Much will also depend on how quickly sector participants can settle on technology standards and develop cost-effective, safe solutions for constructing and assembling turbines offshore. Cutting technology risks can bring comfort to banks in the long run, but industry stakeholders will need to come together and draw from the oil and gas and offshore wind industries’ experience to do so, said Sebastian Bringsværd, head of floating wind at Equinor.
“It takes more than one particular process or technology to make floating wind work,” he observed. “We need to take familiar technology from oil and gas and combine it with existing offshore wind technology. It is crucial that the industry builds on lessons learned in these sectors.”
Pushing the boundaries
Freeing offshore wind farms from ground-mounted designs brings wind power in reach of much more of the global population. It gives developers access to many more potential project sites, and a lot more capacity.

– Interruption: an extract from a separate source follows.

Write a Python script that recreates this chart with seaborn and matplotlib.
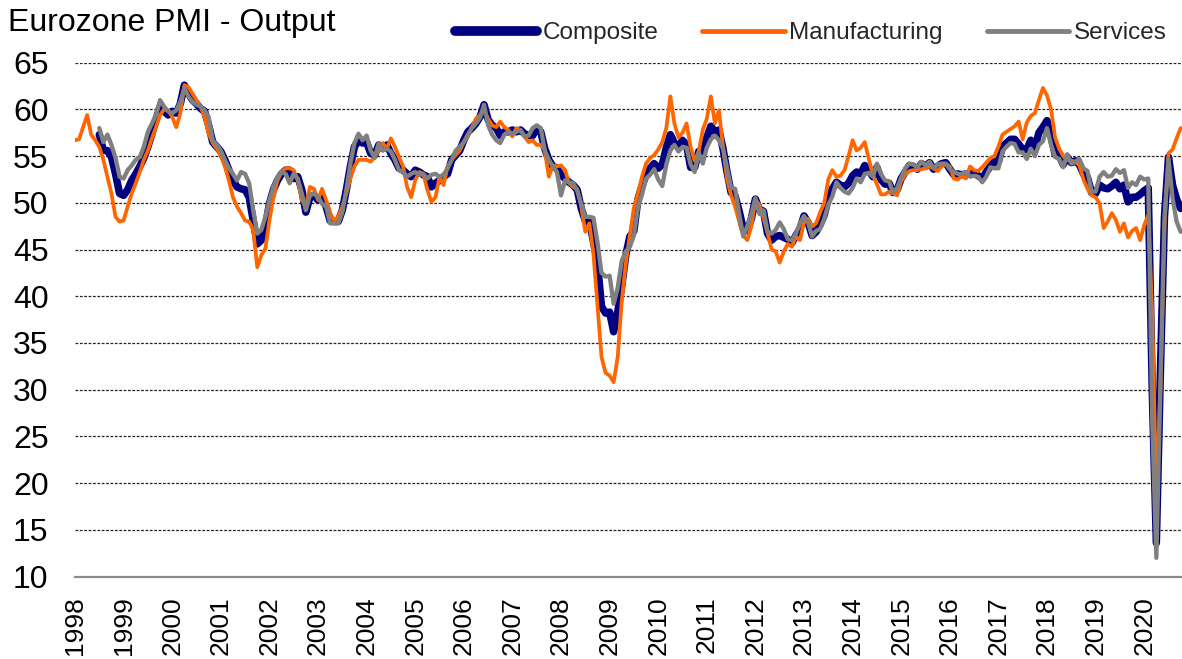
import matplotlib
matplotlib.use("Agg")
import matplotlib.pyplot as plt
from matplotlib.lines import Line2D
import pandas as pd
import seaborn as sns

# ---------------- data (monthly index values) ----------------
# Manufacturing output: Jan 1998 - Oct 2020
manufacturing = [
    56.7, 56.8, 58.1, 59.4, 57.3, 56.7, 56.0, 54.6, 52.8, 51.0, 48.5, 48.0,  # 1998
    48.1, 49.6, 51.0, 52.1, 53.3, 54.6, 55.6, 56.9, 58.1, 59.4, 60.0, 59.9,  # 1999
    59.2, 58.1, 59.6, 62.6, 62.4, 61.7, 61.0, 60.3, 59.2, 57.4, 56.4, 55.8,  # 2000
    55.1, 53.9, 52.4, 50.6, 49.6, 48.9, 48.1, 48.0, 47.1, 43.1, 44.4, 45.1,  # 2001
    48.1, 50.6, 52.4, 53.3, 53.7, 53.7, 53.5, 52.4, 50.3, 49.6, 51.7, 51.5,  # 2002
    50.3, 51.5, 50.3, 48.9, 48.1, 48.5, 49.6, 51.0, 52.6, 53.9, 54.6, 54.6,  # 2003
    54.6, 54.4, 54.9, 55.6, 56.4, 55.8, 56.9, 56.0, 54.9, 53.9, 51.7, 50.6,  # 2004
    52.4, 53.3, 53.1, 51.4, 50.1, 50.6, 52.8, 51.9, 53.9, 54.6, 55.1, 55.6,  # 2005
    56.5, 57.1, 58.1, 59.0, 59.4, 59.9, 59.0, 58.3, 58.1, 58.7, 58.1, 57.8,  # 2006
    57.1, 58.0, 57.8, 57.1, 56.5, 56.7, 56.2, 56.2, 55.6, 52.8, 54.0, 53.9,  # 2007
    54.0, 53.5, 52.1, 51.7, 51.5, 49.6, 46.9, 47.8, 44.6, 39.0, 33.5, 31.8,  # 2008
    31.5, 30.8, 33.5, 39.5, 43.5, 46.5, 49.5, 51.0, 52.8, 54.2, 54.8, 55.1,  # 2009
    55.7, 56.5, 58.0, 61.4, 58.5, 57.0, 57.5, 58.5, 56.0, 54.5, 55.5, 57.8,  # 2010
    59.0, 61.4, 58.5, 59.9, 56.0, 52.5, 50.8, 49.6, 48.0, 46.5, 46.0, 47.5,  # 2011
    50.3, 49.8, 48.4, 46.8, 45.0, 44.8, 43.6, 44.8, 45.6, 45.3, 46.4, 46.0,  # 2012
    47.9, 48.3, 47.5, 47.8, 49.0, 50.0, 52.5, 53.5, 52.8, 52.9, 53.5, 55.0,  # 2013
    56.7, 55.6, 55.9, 56.5, 54.7, 53.0, 52.0, 50.9, 50.9, 51.2, 51.0, 50.8,  # 2014
    52.3, 53.0, 53.4, 53.5, 53.5, 53.6, 53.7, 53.9, 53.7, 53.4, 53.9, 54.2,  # 2015
    53.9, 52.6, 52.5, 52.9, 52.6, 53.9, 53.5, 53.4, 53.8, 54.3, 54.8, 55.0,  # 2016
    56.0, 57.3, 57.6, 57.9, 58.2, 58.7, 56.8, 58.6, 59.3, 59.6, 61.0, 62.3,  # 2017
    61.5, 60.0, 57.0, 55.8, 55.0, 54.6, 54.5, 54.4, 54.0, 52.5, 51.5, 50.8,  # 2018
    50.6, 49.9, 47.3, 48.0, 48.9, 48.2, 46.9, 47.8, 46.3, 47.0, 47.3, 46.0,  # 2019
    47.6, 48.7, 38.0, 18.1, 30.0, 47.5, 55.3, 55.7, 56.9, 58.0,              # 2020
]

# Composite output: Jul 1998 - Oct 2020
composite = [
    57.3, 55.6, 55.6, 54.9, 53.1, 51.0,                                      # 1998 H2
    50.8, 51.4, 52.4, 53.1, 53.9, 54.8, 56.0, 57.4, 58.9, 60.3, 59.8, 59.4,  # 1999
    59.8, 59.6, 60.6, 62.6, 61.7, 61.0, 60.6, 60.1, 59.8, 58.3, 56.5, 56.0,  # 2000
    55.5, 54.6, 53.5, 52.4, 51.7, 51.5, 51.4, 50.6, 48.1, 45.6, 46.0, 47.4,  # 2001
    49.9, 51.4, 52.4, 53.1, 53.5, 53.5, 52.6, 52.8, 51.4, 49.0, 50.6, 50.8,  # 2002
    50.3, 50.5, 49.6, 48.1, 48.0, 48.0, 49.2, 51.4, 53.9, 56.0, 56.7, 56.4,  # 2003
    56.5, 55.3, 55.1, 56.2, 55.8, 56.2, 55.3, 54.6, 53.7, 53.5, 53.1, 52.8,  # 2004
    53.5, 53.3, 53.0, 52.8, 51.7, 52.1, 52.4, 52.8, 53.1, 54.6, 55.1, 55.6,  # 2005
    56.7, 57.6, 58.0, 58.5, 59.2, 60.5, 58.9, 58.3, 58.0, 57.2, 57.6, 57.6,  # 2006
    57.8, 57.6, 57.8, 57.4, 57.2, 57.2, 58.0, 57.6, 55.8, 54.6, 53.9, 53.7,  # 2007
    53.0, 52.6, 52.2, 51.9, 51.4, 49.4, 48.1, 48.0, 45.9, 43.6, 38.9, 38.2,  # 2008
    38.3, 36.2, 38.3, 41.1, 44.4, 46.4, 47.0, 50.4, 51.8, 53.0, 53.7, 54.2,  # 2009
    53.7, 54.1, 55.9, 57.3, 56.4, 56.0, 56.7, 56.2, 53.8, 53.8, 55.5, 55.5,  # 2010
    57.0, 58.2, 57.6, 57.8, 55.8, 53.3, 51.1, 50.7, 49.1, 47.2, 47.0, 48.3,  # 2011
    50.4, 49.3, 49.1, 46.7, 46.0, 46.4, 46.5, 46.3, 46.1, 45.7, 46.5, 47.2,  # 2012
    48.6, 47.9, 46.5, 46.9, 47.7, 48.7, 50.5, 51.5, 52.2, 51.9, 51.7, 52.1,  # 2013
    52.9, 53.3, 53.1, 54.0, 53.5, 52.8, 53.8, 52.5, 52.0, 52.1, 51.1, 51.4,  # 2014
    52.6, 53.3, 54.0, 53.9, 53.6, 54.2, 53.9, 54.3, 53.6, 53.9, 54.2, 54.3,  # 2015
    53.6, 53.0, 53.1, 53.0, 53.1, 53.1, 53.2, 52.9, 52.6, 53.3, 53.9, 54.4,  # 2016
    54.4, 56.0, 56.4, 56.8, 56.8, 56.3, 55.7, 55.7, 56.7, 55.9, 57.5, 58.1,  # 2017
    58.8, 57.1, 55.2, 55.1, 54.1, 54.9, 54.3, 54.5, 54.1, 53.1, 52.7, 51.1,  # 2018
    51.0, 51.9, 51.6, 51.5, 51.8, 52.2, 51.5, 51.9, 50.1, 50.6, 50.6, 50.9,  # 2019
    51.3, 51.6, 29.7, 13.6, 31.9, 48.5, 54.9, 51.9, 50.4, 49.4,              # 2020
]

# Services activity: Jul 1998 - Oct 2020
services = [
    58.0, 56.5, 57.3, 56.2, 54.8, 52.8,                                      # 1998 H2
    52.6, 53.5, 54.0, 54.6, 54.9, 56.0, 57.6, 58.5, 59.4, 61.0, 60.3, 59.8,  # 1999
    59.6, 59.9, 60.8, 62.3, 61.4, 60.8, 60.5, 60.3, 59.9, 59.2, 56.7, 56.2,  # 2000
    55.6, 54.6, 53.7, 53.1, 52.4, 53.3, 53.1, 52.1, 49.2, 46.7, 47.1, 48.5,  # 2001
    50.3, 51.7, 52.8, 53.3, 53.1, 52.1, 53.1, 52.6, 51.0, 49.2, 50.8, 51.0,  # 2002
    50.6, 49.9, 49.6, 47.8, 47.8, 47.8, 49.0, 51.4, 54.2, 56.4, 57.4, 56.7,  # 2003
    57.2, 55.6, 54.8, 56.4, 55.6, 55.8, 55.5, 54.6, 53.5, 53.3, 52.8, 53.1,  # 2004
    53.3, 53.0, 53.1, 52.6, 53.0, 53.1, 52.8, 53.0, 53.7, 54.6, 55.6, 56.0,  # 2005
    56.5, 57.3, 58.0, 58.5, 59.1, 60.5, 58.3, 57.3, 56.7, 56.4, 57.3, 57.6,  # 2006
    57.4, 57.6, 57.8, 57.1, 57.2, 58.0, 58.3, 58.0, 55.6, 54.6, 53.9, 53.3,  # 2007
    50.8, 52.4, 52.2, 52.1, 51.3, 49.9, 48.5, 48.5, 48.4, 45.8, 42.5, 42.1,  # 2008
    42.2, 39.2, 40.9, 43.8, 44.8, 45.3, 46.5, 49.5, 50.9, 52.6, 53.0, 53.6,  # 2009
    52.5, 51.8, 54.1, 55.6, 56.2, 55.5, 56.0, 55.9, 54.1, 53.3, 55.4, 54.2,  # 2010
    55.9, 56.8, 57.2, 56.7, 55.8, 53.7, 51.6, 51.5, 48.8, 46.4, 47.5, 48.8,  # 2011
    50.5, 48.8, 49.2, 46.9, 46.7, 47.1, 47.9, 47.2, 46.1, 46.0, 46.7, 47.8,  # 2012
    48.6, 47.9, 46.4, 47.0, 47.2, 48.3, 49.8, 50.7, 52.2, 51.6, 51.2, 51.0,  # 2013
    51.6, 52.6, 52.2, 53.1, 53.2, 52.8, 54.2, 53.1, 52.4, 52.3, 51.1, 51.6,  # 2014
    52.7, 53.7, 54.2, 54.1, 53.8, 54.4, 54.0, 54.4, 53.7, 54.1, 54.2, 54.2,  # 2015
    53.6, 53.3, 53.1, 53.1, 53.3, 52.8, 52.9, 52.8, 52.2, 52.8, 53.8, 53.7,  # 2016
    53.7, 55.5, 56.0, 56.4, 56.3, 55.4, 55.4, 54.7, 55.8, 55.0, 56.2, 56.6,  # 2017
    58.0, 56.2, 54.9, 54.7, 53.8, 55.2, 54.2, 54.4, 54.7, 53.7, 53.4, 51.2,  # 2018
    51.2, 52.8, 53.3, 52.8, 52.9, 53.6, 53.2, 53.5, 51.6, 52.2, 51.9, 52.8,  # 2019
    52.5, 52.6, 26.4, 12.0, 30.5, 48.3, 54.7, 50.5, 48.0, 46.9,              # 2020
]

series_names = ["Composite", "Manufacturing", "Services"]
year_ticks = list(range(1998, 2021))
y_ticks = [10, 15, 20, 25, 30, 35, 40, 45, 50, 55, 60, 65]
title = "Eurozone PMI - Output"


def month_axis(start_year, start_month, n):
    return [start_year + (start_month - 1 + i) / 12.0 for i in range(n)]


df_m = pd.DataFrame({"t": month_axis(1998, 1, len(manufacturing)), "v": manufacturing})
df_c = pd.DataFrame({"t": month_axis(1998, 7, len(composite)), "v": composite})
df_s = pd.DataFrame({"t": month_axis(1998, 7, len(services)), "v": services})

# ---------------- styling ----------------
sns.set_theme(style="white")
plt.rcParams["font.family"] = ["Liberation Sans", "DejaVu Sans"]

W, H = 1182, 659
fig = plt.figure(figsize=(W / 100, H / 100), dpi=100)
ax = fig.add_axes([75 / W, 1 - 576.5 / H, 1 - 75 / W, (576.5 - 62.7) / H])

c_comp = "#000080"
c_mfg = "#FF6600"
c_serv = "#808080"

line_kw = dict(solid_joinstyle="round", solid_capstyle="round")
sns.lineplot(data=df_c, x="t", y="v", ax=ax, color=c_comp, linewidth=5.4,
             legend=False, zorder=3, sort=False, **line_kw)
sns.lineplot(data=df_m, x="t", y="v", ax=ax, color=c_mfg, linewidth=2.7,
             legend=False, zorder=4, sort=False, **line_kw)
sns.lineplot(data=df_s, x="t", y="v", ax=ax, color=c_serv, linewidth=3.1,
             legend=False, zorder=5, sort=False, **line_kw)

ax.set_xlim(1998, 1998 + (W - 75) / 48.6)
ax.set_ylim(10, 65)
ax.set_xlabel("")
ax.set_ylabel("")

ax.set_yticks(y_ticks)
ax.set_yticklabels([str(v) for v in y_ticks])
ax.set_xticks(year_ticks)
ax.set_xticklabels([str(y) for y in year_ticks], rotation=90)

ax.yaxis.grid(True, linestyle=(0, (2.2, 1.3)), color="#222222", linewidth=0.9)
ax.xaxis.grid(False)
ax.set_axisbelow(True)

for s in ["left", "right", "top"]:
    ax.spines[s].set_visible(False)
ax.spines["bottom"].set_color("#8c8c8c")
ax.spines["bottom"].set_linewidth(1.6)
ax.spines["bottom"].set_zorder(6)

ax.tick_params(axis="y", length=0, pad=19, labelsize=23, colors="black")
ax.tick_params(axis="x", direction="out", length=6, width=1.3, color="#8c8c8c",
               pad=8, labelsize=19, labelcolor="black")

fig.text(8 / W, 1 - 23 / H, title, fontsize=23, ha="left", va="center",
         color="black")

handles = [
    Line2D([0], [0], color=c_comp, lw=7, solid_capstyle="round"),
    Line2D([0], [0], color=c_mfg, lw=3.5, solid_capstyle="round"),
    Line2D([0], [0], color=c_serv, lw=3.5, solid_capstyle="round"),
]
fig.legend(handles, series_names, loc="center right",
           bbox_to_anchor=(1167 / W, 1 - 33 / H), ncol=3, frameon=False,
           fontsize=17.5, handlelength=3.4, handletextpad=0.2,
           columnspacing=1.8, borderpad=0, borderaxespad=0)

fig.savefig("out.png", dpi=100)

In the United States, for example, it is estimated that about 60 per cent of available offshore wind resources are beyond the grasp of fixed-bottom foundation turbines. Similar challenges are facing the industry in Japan, where an estimated 500 gigawatts in offshore wind potential—almost double the nation’s total installed electricity generation capacity—are waiting to be exploited.
In other words, floating wind opens a world of new economic opportunities—and not just for turbine manufacturers who can access new markets for their products.
Since floating wind draws on the drilling industry, oil and gas companies, too, could benefit by repurposing their platform expertise. As could shipyards that provide floating structures for the nascent sector.
In Asia, three primary markets are currently being evaluated for the technology. In South Korea, a coalition of corporates signed a Memorandum of Understanding with the city of Ulsan for a floating wind capacity of up to 7 GW to be installed in the coming years. Japan’s Offshore Wind Promotion Law, introduced in 2019, regulates auctions for offshore wind development in open seas. In China, renewable energy firm MingYang plans to build its first floating turbine off the coast of Yangjiang City this year.
By 2050, DNV GL predicts the installed floating wind capacity will grow from 100 megawatts currently to 250 gigawatts—more than 20 per cent of the offshore wind market, and around 2 per cent of the world’s power supply. Over the same time period, the cost of the technology is expected to plummet by more than two-thirds.
Henrik Stiesdal, who built his first wind turbine in 1976 and is chief executive officer at wind power company Stiesdal Offshore Technologies, said floating wind is now at a turning point. As it takes its first steps towards commercial uptake, it stands where conventional offshore wind stood in the early 1990s.
“People spoke a lot about offshore wind in the 1970s,” he said. “But it wasn’t until the Danish government decided in 1989 to promote demonstration projects in Danish waters that we got machines up and running. Since then, it has been a huge success.”
The years ahead will tell whether floating turbines can gain enough traction to follow in their fixed-bottom counterparts’ footsteps. “Floating wind needs more early projects,” said Stiesdal. “It needs to scale up as early as possible to make sure low-cost turbines are available when the world needs them.”